Tough sanctions should be imposed on fee-paying and other schools that exclude special-needs students, a leading teaching union…

Tough sanctions should be imposed on fee-paying and other schools that exclude special-needs students, a leading teaching union has demanded.

The Teachers' Union of Ireland (TUI) says it deplores the "the brazen refusal of certain schools to regard the education of students with special educational needs as part of their mission".

The union wants some or all public funding to be withdrawn from "schools that contrive to prevent the enrolment of students with special educational needs".

TUI education and research officer John MacGabhann says the union wants to "prevent the continued ghettoisation of certain students".

READ MORE

Department of Education figures on special-needs provision in Dublin schools, published last year, raised serious issues about enrolment policies.

The figures show that almost 30 per cent of pupils in some schools in poorer areas receive special-needs attention.

In contrast, the level of provision is very low in some fee-paying schools, and in schools in more prosperous areas.

Minister for Education Mary Hanafin has expressed concern about the issue, saying some schools were avoiding their responsibilities to special-needs pupils, be they students with mild learning difficulties or serious physical and mental challenges.

The TUI says it is "abhorred by the segregation and the discriminatory practices of those schools which contrive not to enrol students with special educational needs. "This evasion of a school's responsibility in terms of public policy must not be allowed."

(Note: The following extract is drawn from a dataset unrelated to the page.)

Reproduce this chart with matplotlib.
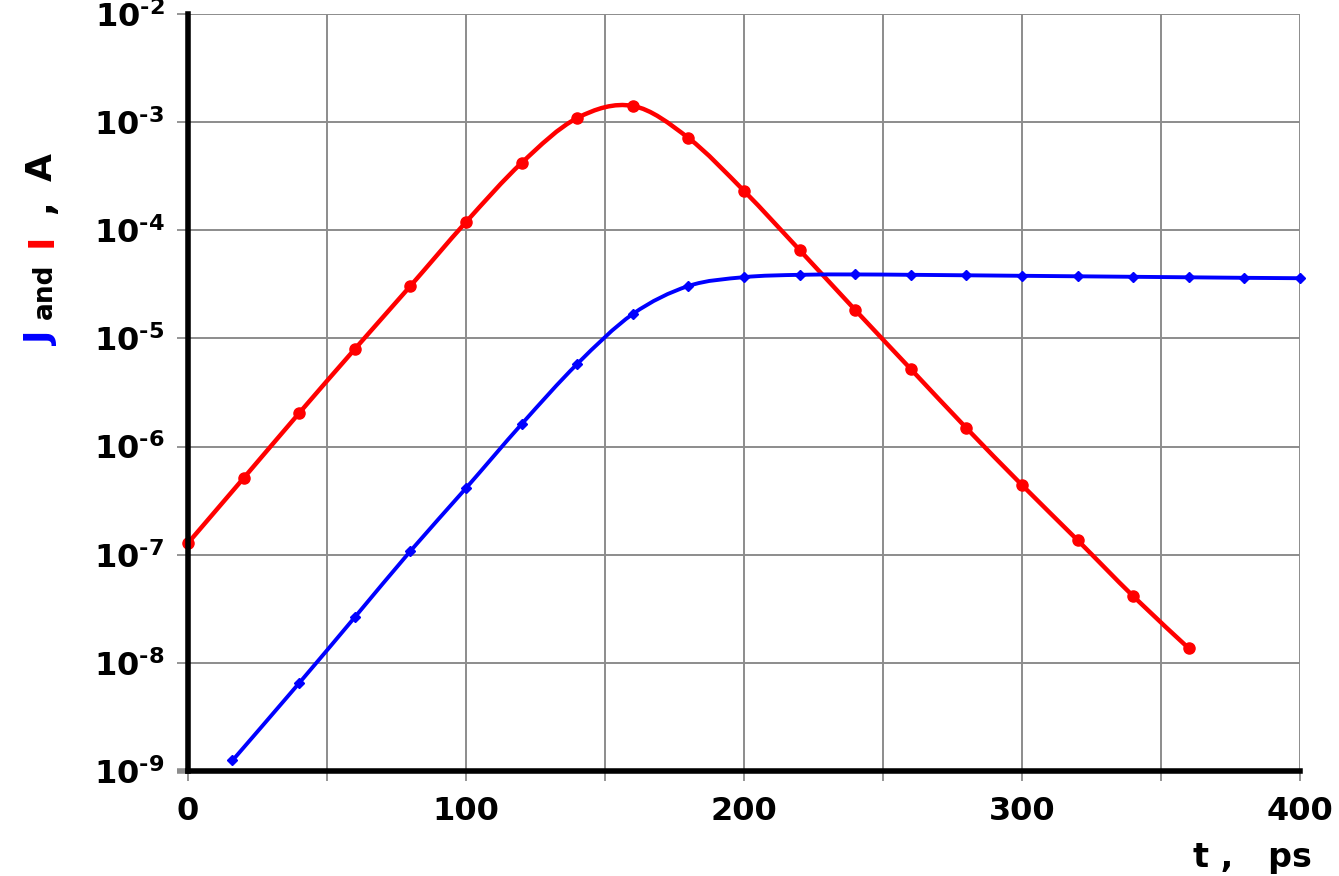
import numpy as np
import matplotlib
matplotlib.use('Agg')
import matplotlib.pyplot as plt
from matplotlib.path import Path
from matplotlib.patches import PathPatch
from matplotlib.ticker import MultipleLocator, NullLocator, FuncFormatter

# Current I (red) and J (blue) vs time, ps
t_I = [0, 20, 40, 60, 80, 100, 120, 140, 160, 180, 200, 220, 240, 260, 280, 300, 320, 340, 360]
I_vals = [1.28e-7, 5.1e-7, 2.04e-6, 7.96e-6, 3.05e-5, 1.19e-4, 4.19e-4, 1.09e-3, 1.41e-3, 7.13e-4,
          2.31e-4, 6.56e-5, 1.83e-5, 5.2e-6, 1.48e-6, 4.4e-7, 1.36e-7, 4.13e-8, 1.36e-8]

t_J = [16, 40, 60, 80, 100, 120, 140, 160, 180, 200, 220, 240, 260, 280, 300, 320, 340, 360, 380, 400]
J_vals = [1.25e-9, 6.5e-9, 2.64e-8, 1.08e-7, 4.12e-7, 1.61e-6, 5.8e-6, 1.68e-5, 3.05e-5, 3.68e-5,
          3.87e-5, 3.9e-5, 3.87e-5, 3.83e-5, 3.79e-5, 3.75e-5, 3.71e-5, 3.67e-5, 3.63e-5, 3.6e-5]

y_decades = [1e-9, 1e-8, 1e-7, 1e-6, 1e-5, 1e-4, 1e-3, 1e-2]

RED = '#ff0000'
BLUE = '#0000ff'
GRID = '#8c8c8c'

plt.rcParams.update({
    'font.family': ['DejaVu Sans'],
    'font.weight': 'bold',
    'mathtext.fontset': 'dejavusans',
    'mathtext.default': 'bf',
})


def smooth_path(x, y):
    """Catmull-Rom style Bezier through the points, built in (t, log10 y) space."""
    pts = np.column_stack([np.asarray(x, float), np.log10(y)])
    ext = np.vstack([pts[0], pts, pts[-1]])
    verts = [pts[0]]
    codes = [Path.MOVETO]
    for i in range(len(pts) - 1):
        p0, p1, p2, p3 = ext[i], ext[i + 1], ext[i + 2], ext[i + 3]
        verts += [p1 + (p2 - p0) / 6, p2 - (p3 - p1) / 6, p2]
        codes += [Path.CURVE4] * 3
    verts = np.array(verts)
    verts[:, 1] = 10 ** verts[:, 1]
    return Path(verts, codes)


def decade_label(v, pos):
    n = int(round(np.log10(v)))
    sign = '\u2010' if n < 0 else ''
    return r'$10^{%s%d}$' % (sign, abs(n))


fig = plt.figure(figsize=(13.39, 8.76), dpi=100)
ax = fig.add_axes([0.1404, 0.1199, 0.8305, 0.8642])
ax.set_yscale('log')
ax.set_xlim(0, 400)
ax.set_ylim(y_decades[0], y_decades[-1])

ax.add_patch(PathPatch(smooth_path(t_I, I_vals), fill=False, edgecolor=RED,
                       lw=3.2, capstyle='round', joinstyle='round', zorder=3))
ax.plot(t_I, I_vals, 'o', color=RED, ms=8, zorder=4, clip_on=False)

ax.add_patch(PathPatch(smooth_path(t_J, J_vals), fill=False, edgecolor=BLUE,
                       lw=2.8, capstyle='round', joinstyle='round', zorder=3))
ax.plot(t_J, J_vals, 'D', color=BLUE, ms=5.5, zorder=4, clip_on=False)

# axes, ticks and grid
ax.xaxis.set_major_locator(MultipleLocator(100))
ax.xaxis.set_minor_locator(MultipleLocator(50))
ax.set_yticks(y_decades)
ax.yaxis.set_minor_locator(NullLocator())
ax.yaxis.set_major_formatter(FuncFormatter(decade_label))

ax.grid(True, which='both', axis='x', color=GRID, lw=1.4)
ax.grid(True, which='major', axis='y', color=GRID, lw=1.4)
ax.set_axisbelow(True)

ax.tick_params(axis='x', which='both', direction='out', length=7, width=1.3,
               color=GRID, labelsize=23, pad=11)
ax.tick_params(axis='y', which='major', direction='out', length=8, width=1.3,
               color=GRID, labelsize=23, pad=9)

for side in ('top', 'right'):
    ax.spines[side].set_visible(False)
for side in ('left', 'bottom'):
    ax.spines[side].set_linewidth(4)
    ax.spines[side].set_color('black')
    ax.spines[side].set_zorder(5)

# axis titles are drawn as figure text below, so drop the empty ones
for axis in (ax.xaxis, ax.yaxis):
    axis.label.set_visible(False)
    axis.get_offset_text().set_visible(False)

fig.canvas.draw()
ax.xaxis.get_major_ticks()[0].tick1line.set_color('black')
ax.xaxis.get_major_ticks()[0].tick1line.set_markeredgewidth(4)
ax.yaxis.get_major_ticks()[0].tick1line.set_color('black')
ax.yaxis.get_major_ticks()[0].tick1line.set_markeredgewidth(4)

fig.text(0.98, 0.0103, 't ,   ps', ha='right', va='baseline', fontsize=24)

ylab_x = 0.0388
for s, yc, color, size in [('J', 0.614, BLUE, 26), ('and', 0.668, 'black', 19),
                           ('I', 0.726, RED, 26), (',', 0.764, 'black', 26),
                           ('A', 0.809, 'black', 26)]:
    fig.text(ylab_x, yc, s, rotation=90, rotation_mode='anchor', ha='center',
             va='baseline', color=color, fontsize=size)

fig.savefig('out.png', dpi=100)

It warns that the bona fides of the new National Council for Special Education and the Minister will rest in large measure on the determination they exhibit to challenge and overcome the refusal of certain schools to regard the education of students with special needs as part of their mission.

The TUI says it "must be made clear that no school will be allowed to avoid its responsibility to students with special educational needs.

The general aim should be to enable a child with special education needs to be educated in a local school with his/her siblings and neighbours.

"Failure to act in this regard will lead to disproportionate enrolment of students with special needs, in particular schools which will become, de facto, special schools."

The TUI is also demanding:

an overhaul of teacher training to ensure that all teachers are equipped to serve the needs of students with special needs;

more staff and funding for the Special Education Support Service;

that the (in-service) training needs of the classroom teacher in regard to integrating special-needs students be addressed as a matter of urgency;

more places on special education courses for post-primary teachers who wish to qualify as special education/resource teachers;

the design and implementation of a range of appropriate curriculums and syllabuses for special-needs students, to take full account of the nature and degree of their needs.

The union says it is time the Government moved from rhetoric to action on the issue.